WRITTEN EXERCISE:
Only the lines from the start of the data below through the line that contains "return pd.DataFrame(rows)" are to be copied, exactly and without pictures.

DATA PROVIDED:
┄┄┄┄┄┄┄┄┄┄

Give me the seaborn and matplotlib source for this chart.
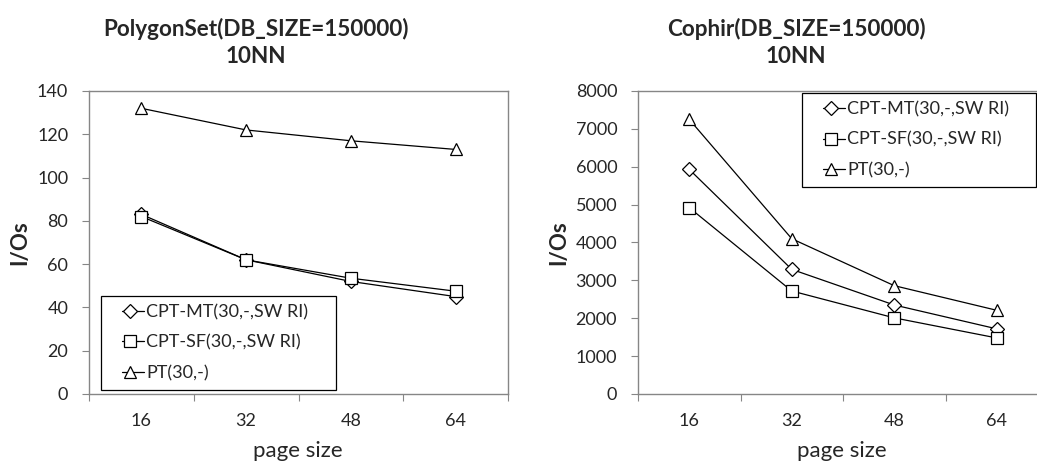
import matplotlib
matplotlib.use("Agg")
import matplotlib.pyplot as plt
from matplotlib.legend_handler import HandlerLine2D
from matplotlib.lines import Line2D
import seaborn as sns
import numpy as np
import pandas as pd

# Page sizes on the x axis (categorical)
page_sizes = ["16", "32", "48", "64"]

series_names = ["CPT-MT(30,-,SW RI)", "CPT-SF(30,-,SW RI)", "PT(30,-)"]
series_markers = ["D", "s", "^"]

# PolygonSet I/Os
poly_cpt_mt = [83, 62, 52, 45]
poly_cpt_sf = [82, 62, 53.5, 47.5]
poly_pt = [132, 122, 117, 113]

# Cophir I/Os
cophir_cpt_mt = [5930, 3290, 2350, 1720]
cophir_cpt_sf = [4920, 2720, 2010, 1480]
cophir_pt = [7250, 4100, 2860, 2210]

sns.set_theme(style="white")
plt.rcParams["font.family"] = ["Lato", "DejaVu Sans"]

FS_TICK = 13
FS_LEG = 13
FS_TITLE = 16.2
FS_YLAB = 16
FS_XLAB = 16
GRAY = "#868686"
W, H = 1037, 462


class IndentedLineHandler(HandlerLine2D):
    """Legend key: a short line in the right part of the key box with the
    marker placed on it, a little before the label."""

    def __init__(self, line_start=0.36, marker_pos=0.6, **kw):
        super().__init__(**kw)
        self.line_start = line_start
        self.marker_pos = marker_pos

    def create_artists(self, legend, orig_handle, xdescent, ydescent,
                       width, height, fontsize, trans):
        y = (height - ydescent) / 2
        x0 = -xdescent + self.line_start * width
        x1 = -xdescent + width
        xm = -xdescent + self.marker_pos * width
        line = Line2D([x0, x1], [y, y])
        self.update_prop(line, orig_handle, legend)
        line.set_marker("None")
        mark = Line2D([xm], [y])
        self.update_prop(mark, orig_handle, legend)
        mark.set_linestyle("None")
        line.set_transform(trans)
        mark.set_transform(trans)
        return [line, mark]


def make_frame(vals):
    rows = []
    for name, ys in zip(series_names, vals):
        for i, (p, y) in enumerate(zip(page_sizes, ys)):
            rows.append({"pos": i, "page": p, "series": name, "ios": y})
    return pd.DataFrame(rows)


def draw(ax, df, ymax, ystep):
    for name, mk in zip(series_names, series_markers):
        sub = df[df["series"] == name]
        ms = 7.5 if mk == "D" else 9
        sns.lineplot(data=sub, x="pos", y="ios", ax=ax, color="black",
                     marker=mk, markersize=ms, markerfacecolor="white",
                     markeredgecolor="black", markeredgewidth=0.9,
                     linewidth=0.9, label=name)
    ax.set_xlim(-0.5, 3.5)
    ax.set_ylim(0, ymax)
    ax.set_xticks(range(len(page_sizes)))
    ax.set_xticklabels(page_sizes)
    ax.set_xticks(np.arange(-0.5, 3.6, 1.0), minor=True)
    ax.set_yticks(np.arange(0, ymax + 1, ystep))
    ax.tick_params(axis="x", which="major", length=0, labelsize=FS_TICK, pad=14)
    ax.tick_params(axis="x", which="minor", length=5, width=0.8,
                   color=GRAY, direction="out", bottom=True)
    ax.tick_params(axis="y", length=5, width=0.8, color=GRAY,
                   direction="out", left=True, labelsize=FS_TICK, pad=10)
    for s in ax.spines.values():
        s.set_color(GRAY)
        s.set_linewidth(1.0)
    ax.set_xlabel("")
    ax.set_ylabel("")


fig = plt.figure(figsize=(W / 100, H / 100), dpi=100)
ax1 = fig.add_axes([89 / W, 1 - 394 / H, (508 - 89) / W, (394 - 91) / H])
ax2 = fig.add_axes([638 / W, 1 - 394 / H, (1048 - 638) / W, (394 - 91) / H])

draw(ax1, make_frame([poly_cpt_mt, poly_cpt_sf, poly_pt]), 140, 20)
draw(ax2, make_frame([cophir_cpt_mt, cophir_cpt_sf, cophir_pt]), 8000, 1000)

leg_kw = dict(loc="upper left", mode="expand", frameon=True, fancybox=False,
              framealpha=1, edgecolor="black", fontsize=FS_LEG,
              handlelength=1.94, handletextpad=0.12, labelspacing=0.8,
              borderpad=0.45, borderaxespad=0, bbox_transform=fig.transFigure,
              handler_map={Line2D: IndentedLineHandler()})
lh = 92 / H
l1 = ax1.legend(bbox_to_anchor=(101 / W, 1 - 296 / H - lh, (336 - 101) / W, lh),
                **leg_kw)
l2 = ax2.legend(bbox_to_anchor=(802 / W, 1 - 93 / H - lh, (1036 - 802) / W, lh),
                **leg_kw)
for lg in (l1, l2):
    lg.get_frame().set_linewidth(0.9)

# Titles, axis labels
fig.text(256 / W, 1 - 42 / H, "PolygonSet(DB_SIZE=150000)\n10NN", ha="center",
         va="center", fontsize=FS_TITLE, fontweight="bold", linespacing=1.35)
fig.text(796 / W, 1 - 42 / H, "Cophir(DB_SIZE=150000)\n10NN", ha="center",
         va="center", fontsize=FS_TITLE, fontweight="bold", linespacing=1.35)
fig.text(20 / W, 1 - 243 / H, "I/Os", rotation=90, ha="center", va="center",
         fontsize=FS_YLAB, fontweight="bold")
fig.text(559 / W, 1 - 243 / H, "I/Os", rotation=90, ha="center", va="center",
         fontsize=FS_YLAB, fontweight="bold")
fig.text(298 / W, 0.002, "page size", ha="center", va="bottom", fontsize=FS_XLAB)
fig.text(842 / W, 0.002, "page size", ha="center", va="bottom", fontsize=FS_XLAB)

fig.savefig("out.png", dpi=100)
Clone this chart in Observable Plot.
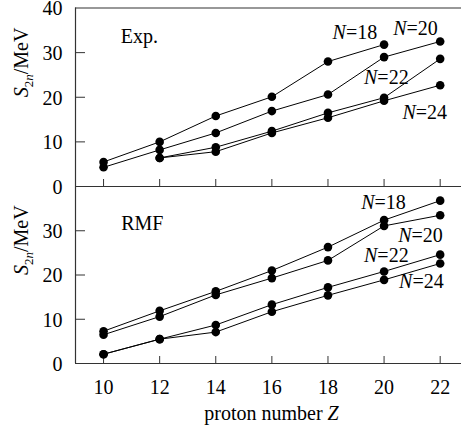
<!DOCTYPE html>
<html><head><meta charset="utf-8">
<script src="https://cdn.jsdelivr.net/npm/d3@7"></script>
<script src="https://cdn.jsdelivr.net/npm/@observablehq/plot@0.6"></script>
<style>
body{margin:0;background:#fff}
#chart{position:relative;width:461px;height:429px;background:#fff}
#chart svg{position:absolute;left:0;top:0}
</style></head><body><div id="chart"></div>
<script>
// ---- data ----
const Z = [10, 12, 14, 16, 18, 20, 22];
const xTicks = [10, 12, 14, 16, 18, 20, 22];
const seriesNames = ["N=18", "N=20", "N=22", "N=24"];
const expN18 = [5.5, 10.0, 15.8, 20.1, 28.0, 31.8, null];
const expN20 = [4.3, 8.2, 12.0, 16.9, 20.6, 29.0, 32.5];
const expN22 = [null, 6.4, 8.8, 12.4, 16.5, 19.9, 28.6];
const expN24 = [null, 6.4, 7.8, 12.0, 15.4, 19.2, 22.7];
const rmfN18 = [7.3, 11.9, 16.3, 21.0, 26.3, 32.4, 36.8];
const rmfN20 = [6.5, 10.6, 15.5, 19.3, 23.3, 31.1, 33.5];
const rmfN22 = [2.1, 5.5, 8.7, 13.3, 17.2, 20.8, 24.6];
const rmfN24 = [2.1, 5.5, 7.1, 11.7, 15.4, 18.9, 22.6];
const expTickLabels = [0, 10, 20, 30, 40];
const rmfTickLabels = [0, 10, 20, 30];
const yInnerTicks = [10, 20, 30];

// ---- helpers ----
const W = 461;
const xDomain = [9, 22.76];
const yDomain = [0, 40];
const axisColor = "#333";
const font = "Liberation Serif";

function rows(list) {
  return list.flatMap((vals, k) => vals.map((v, i) => ({Z: Z[i], S: v, N: seriesNames[k]})).filter(d => d.S != null));
}

function panel({data, labels, name, namePos, tickLabels, height, marginTop, marginBottom, xAxis}) {
  const plotH = height - marginTop - marginBottom;
  const plotW = W - 75;
  const txt = {fill: "black", fontFamily: font, fontSize: 20};
  const marks = [
    Plot.ruleX([xDomain[0]], {stroke: axisColor, strokeWidth: 1.2}),
    Plot.ruleY([yDomain[1]], {stroke: axisColor, strokeWidth: 1.2}),
    Plot.ruleY([yDomain[0]], {stroke: axisColor, strokeWidth: 1.2}),
    Plot.tickX(xTicks, {x: d => d, insetTop: plotH - 7, stroke: axisColor}),
    Plot.tickY(yInnerTicks, {y: d => d, insetRight: plotW - 10, stroke: axisColor}),
    Plot.axisY(tickLabels, {tickSize: 0, tickPadding: 13, dy: 1, label: null, ...txt}),
    Plot.line(data, {x: "Z", y: "S", z: "N", stroke: "black", strokeWidth: 1}),
    Plot.dot(data, {x: "Z", y: "S", r: 4.3, fill: "black"}),
    Plot.text(labels, {x: "x", y: "y", text: "t", textAnchor: "middle", ...txt}),
    Plot.text([name], {x: namePos[0], y: namePos[1], textAnchor: "start", lineAnchor: "bottom", ...txt}),
    Plot.text(["S2n/MeV"], {frameAnchor: "left", rotate: -90, dx: -48, lineAnchor: "bottom", ...txt})
  ];
  if (xAxis) {
    marks.push(Plot.axisX(xTicks, {tickSize: 0, tickPadding: 16, label: null, ...txt}));
    marks.push(Plot.text(["proton number Z"], {frameAnchor: "bottom", dy: 56, dx: 3, lineAnchor: "bottom", ...txt}));
  }
  return Plot.plot({
    width: W, height, marginLeft: 75, marginRight: 0, marginTop, marginBottom,
    x: {domain: xDomain, axis: null},
    y: {domain: yDomain, axis: null},
    style: {fontFamily: font, fontSize: "20px", background: "transparent", color: "black", overflow: "visible"},
    marks
  });
}

function richify(svg) {
  d3.select(svg).selectAll("text").each(function () {
    const t = this.textContent;
    const s = d3.select(this);
    let m;
    if ((m = t.match(/^N=(\d+)$/))) {
      this.textContent = "";
      s.append("tspan").attr("font-style", "italic").text("N");
      s.append("tspan").text("=" + m[1]);
    } else if (t === "S2n/MeV") {
      this.textContent = "";
      s.append("tspan").attr("font-style", "italic").text("S");
      s.append("tspan").attr("font-size", "13px").attr("dy", "5").text("2");
      s.append("tspan").attr("font-size", "13px").attr("font-style", "italic").text("n");
      s.append("tspan").attr("dy", "-5").text("/MeV");
    } else if (t === "proton number Z") {
      this.textContent = "";
      s.append("tspan").text("proton number ");
      s.append("tspan").attr("font-style", "italic").text("Z");
    }
  });
  return svg;
}

const topPanel = panel({
  data: rows([expN18, expN20, expN22, expN24]),
  labels: [
    {x: 18.96, y: 34.6, t: "N=18"},
    {x: 21.12, y: 35.3, t: "N=20"},
    {x: 20.08, y: 24.35, t: "N=22"},
    {x: 21.45, y: 16.57, t: "N=24"}
  ],
  name: "Exp.", namePos: [10.61, 32.1],
  tickLabels: expTickLabels,
  height: 190, marginTop: 7.5, marginBottom: 4, xAxis: false
});
const bottomPanel = panel({
  data: rows([rmfN18, rmfN20, rmfN22, rmfN24]),
  labels: [
    {x: 19.98, y: 36.4, t: "N=18"},
    {x: 21.30, y: 28.96, t: "N=20"},
    {x: 20.08, y: 24.45, t: "N=22"},
    {x: 21.33, y: 18.6, t: "N=24"}
  ],
  name: "RMF", namePos: [10.63, 30.2],
  tickLabels: rmfTickLabels,
  height: 429, marginTop: 186, marginBottom: 66, xAxis: true
});
const chart = document.getElementById("chart");
chart.appendChild(richify(topPanel));
chart.appendChild(richify(bottomPanel));
</script></body></html>
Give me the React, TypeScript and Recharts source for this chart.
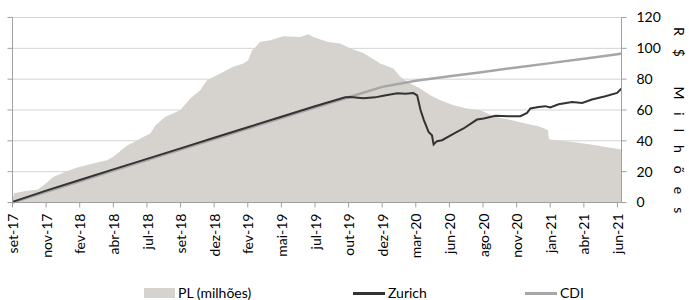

┄┄┄┄┄┄┄┄┄┄

WRITTEN SOLUTION:
Give me the seaborn and matplotlib source for this chart.
import matplotlib
matplotlib.use("Agg")
import matplotlib.pyplot as plt
from matplotlib.legend_handler import HandlerLine2D
from matplotlib.lines import Line2D
import seaborn as sns
import numpy as np
import pandas as pd

# Page sizes on the x axis (categorical)
page_sizes = ["16", "32", "48", "64"]

series_names = ["CPT-MT(30,-,SW RI)", "CPT-SF(30,-,SW RI)", "PT(30,-)"]
series_markers = ["D", "s", "^"]

# PolygonSet I/Os
poly_cpt_mt = [83, 62, 52, 45]
poly_cpt_sf = [82, 62, 53.5, 47.5]
poly_pt = [132, 122, 117, 113]

# Cophir I/Os
cophir_cpt_mt = [5930, 3290, 2350, 1720]
cophir_cpt_sf = [4920, 2720, 2010, 1480]
cophir_pt = [7250, 4100, 2860, 2210]

sns.set_theme(style="white")
plt.rcParams["font.family"] = ["Lato", "DejaVu Sans"]

FS_TICK = 13
FS_LEG = 13
FS_TITLE = 16.2
FS_YLAB = 16
FS_XLAB = 16
GRAY = "#868686"
W, H = 1037, 462


class IndentedLineHandler(HandlerLine2D):
    """Legend key: a short line in the right part of the key box with the
    marker placed on it, a little before the label."""

    def __init__(self, line_start=0.36, marker_pos=0.6, **kw):
        super().__init__(**kw)
        self.line_start = line_start
        self.marker_pos = marker_pos

    def create_artists(self, legend, orig_handle, xdescent, ydescent,
                       width, height, fontsize, trans):
        y = (height - ydescent) / 2
        x0 = -xdescent + self.line_start * width
        x1 = -xdescent + width
        xm = -xdescent + self.marker_pos * width
        line = Line2D([x0, x1], [y, y])
        self.update_prop(line, orig_handle, legend)
        line.set_marker("None")
        mark = Line2D([xm], [y])
        self.update_prop(mark, orig_handle, legend)
        mark.set_linestyle("None")
        line.set_transform(trans)
        mark.set_transform(trans)
        return [line, mark]


def make_frame(vals):
    rows = []
    for name, ys in zip(series_names, vals):
        for i, (p, y) in enumerate(zip(page_sizes, ys)):
            rows.append({"pos": i, "page": p, "series": name, "ios": y})
    return pd.DataFrame(rows)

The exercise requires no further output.